→ AIM
Copy out every line exactly, passing over the pictures.
+ + +
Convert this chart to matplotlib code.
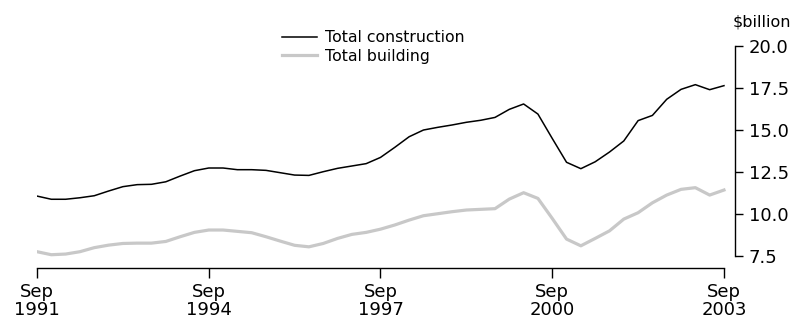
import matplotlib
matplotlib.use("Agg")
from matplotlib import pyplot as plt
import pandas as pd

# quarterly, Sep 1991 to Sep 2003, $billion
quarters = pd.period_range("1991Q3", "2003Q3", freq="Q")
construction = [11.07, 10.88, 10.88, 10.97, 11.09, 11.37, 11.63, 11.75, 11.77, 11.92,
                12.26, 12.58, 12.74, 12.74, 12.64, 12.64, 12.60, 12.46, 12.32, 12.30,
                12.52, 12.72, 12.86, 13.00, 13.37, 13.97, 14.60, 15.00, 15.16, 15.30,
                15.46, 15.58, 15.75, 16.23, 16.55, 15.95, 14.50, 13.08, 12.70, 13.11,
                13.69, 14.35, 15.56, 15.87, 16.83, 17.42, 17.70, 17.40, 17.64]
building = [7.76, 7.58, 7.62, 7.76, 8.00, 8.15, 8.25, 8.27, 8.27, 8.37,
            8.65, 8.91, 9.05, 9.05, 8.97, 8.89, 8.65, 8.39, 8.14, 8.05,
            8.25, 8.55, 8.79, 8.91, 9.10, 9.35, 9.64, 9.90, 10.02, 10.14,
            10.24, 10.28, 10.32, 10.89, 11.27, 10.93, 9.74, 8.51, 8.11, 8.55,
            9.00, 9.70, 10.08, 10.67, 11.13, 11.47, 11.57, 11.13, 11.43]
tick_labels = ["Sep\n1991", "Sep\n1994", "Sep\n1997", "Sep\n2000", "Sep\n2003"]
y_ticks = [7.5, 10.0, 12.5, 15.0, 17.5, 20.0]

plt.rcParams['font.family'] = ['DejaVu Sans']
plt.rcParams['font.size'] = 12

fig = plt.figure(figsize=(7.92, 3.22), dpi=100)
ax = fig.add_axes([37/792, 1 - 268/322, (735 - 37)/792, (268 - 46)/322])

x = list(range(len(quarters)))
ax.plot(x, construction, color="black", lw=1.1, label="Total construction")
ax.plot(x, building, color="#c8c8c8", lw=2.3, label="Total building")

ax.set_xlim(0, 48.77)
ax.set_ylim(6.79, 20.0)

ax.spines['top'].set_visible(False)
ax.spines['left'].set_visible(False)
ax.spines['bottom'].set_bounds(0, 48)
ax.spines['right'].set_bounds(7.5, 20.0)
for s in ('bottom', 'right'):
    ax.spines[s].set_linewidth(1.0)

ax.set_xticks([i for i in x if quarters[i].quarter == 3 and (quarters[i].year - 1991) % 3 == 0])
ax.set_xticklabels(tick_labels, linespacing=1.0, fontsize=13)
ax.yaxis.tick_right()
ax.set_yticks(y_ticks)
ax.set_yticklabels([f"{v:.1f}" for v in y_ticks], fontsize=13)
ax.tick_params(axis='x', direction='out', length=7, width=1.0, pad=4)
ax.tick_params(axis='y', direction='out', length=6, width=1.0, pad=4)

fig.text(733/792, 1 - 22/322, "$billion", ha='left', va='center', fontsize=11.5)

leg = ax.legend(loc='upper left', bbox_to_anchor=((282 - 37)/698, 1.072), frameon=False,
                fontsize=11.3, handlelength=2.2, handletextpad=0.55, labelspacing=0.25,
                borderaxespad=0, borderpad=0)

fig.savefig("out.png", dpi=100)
+ + +
→ FULL SOLUTION
Convert this chart to matplotlib code.
import matplotlib
matplotlib.use("Agg")
from matplotlib import pyplot as plt
import pandas as pd

# quarterly, Sep 1991 to Sep 2003, $billion
quarters = pd.period_range("1991Q3", "2003Q3", freq="Q")
construction = [11.07, 10.88, 10.88, 10.97, 11.09, 11.37, 11.63, 11.75, 11.77, 11.92,
                12.26, 12.58, 12.74, 12.74, 12.64, 12.64, 12.60, 12.46, 12.32, 12.30,
                12.52, 12.72, 12.86, 13.00, 13.37, 13.97, 14.60, 15.00, 15.16, 15.30,
                15.46, 15.58, 15.75, 16.23, 16.55, 15.95, 14.50, 13.08, 12.70, 13.11,
                13.69, 14.35, 15.56, 15.87, 16.83, 17.42, 17.70, 17.40, 17.64]
building = [7.76, 7.58, 7.62, 7.76, 8.00, 8.15, 8.25, 8.27, 8.27, 8.37,
            8.65, 8.91, 9.05, 9.05, 8.97, 8.89, 8.65, 8.39, 8.14, 8.05,
            8.25, 8.55, 8.79, 8.91, 9.10, 9.35, 9.64, 9.90, 10.02, 10.14,
            10.24, 10.28, 10.32, 10.89, 11.27, 10.93, 9.74, 8.51, 8.11, 8.55,
            9.00, 9.70, 10.08, 10.67, 11.13, 11.47, 11.57, 11.13, 11.43]
tick_labels = ["Sep\n1991", "Sep\n1994", "Sep\n1997", "Sep\n2000", "Sep\n2003"]
y_ticks = [7.5, 10.0, 12.5, 15.0, 17.5, 20.0]

plt.rcParams['font.family'] = ['DejaVu Sans']
plt.rcParams['font.size'] = 12

fig = plt.figure(figsize=(7.92, 3.22), dpi=100)
ax = fig.add_axes([37/792, 1 - 268/322, (735 - 37)/792, (268 - 46)/322])

x = list(range(len(quarters)))
ax.plot(x, construction, color="black", lw=1.1, label="Total construction")
ax.plot(x, building, color="#c8c8c8", lw=2.3, label="Total building")

ax.set_xlim(0, 48.77)
ax.set_ylim(6.79, 20.0)

ax.spines['top'].set_visible(False)
ax.spines['left'].set_visible(False)
ax.spines['bottom'].set_bounds(0, 48)
ax.spines['right'].set_bounds(7.5, 20.0)
for s in ('bottom', 'right'):
    ax.spines[s].set_linewidth(1.0)

ax.set_xticks([i for i in x if quarters[i].quarter == 3 and (quarters[i].year - 1991) % 3 == 0])
ax.set_xticklabels(tick_labels, linespacing=1.0, fontsize=13)
ax.yaxis.tick_right()
ax.set_yticks(y_ticks)
ax.set_yticklabels([f"{v:.1f}" for v in y_ticks], fontsize=13)
ax.tick_params(axis='x', direction='out', length=7, width=1.0, pad=4)
ax.tick_params(axis='y', direction='out', length=6, width=1.0, pad=4)

fig.text(733/792, 1 - 22/322, "$billion", ha='left', va='center', fontsize=11.5)

leg = ax.legend(loc='upper left', bbox_to_anchor=((282 - 37)/698, 1.072), frameon=False,
                fontsize=11.3, handlelength=2.2, handletextpad=0.55, labelspacing=0.25,
                borderaxespad=0, borderpad=0)

fig.savefig("out.png", dpi=100)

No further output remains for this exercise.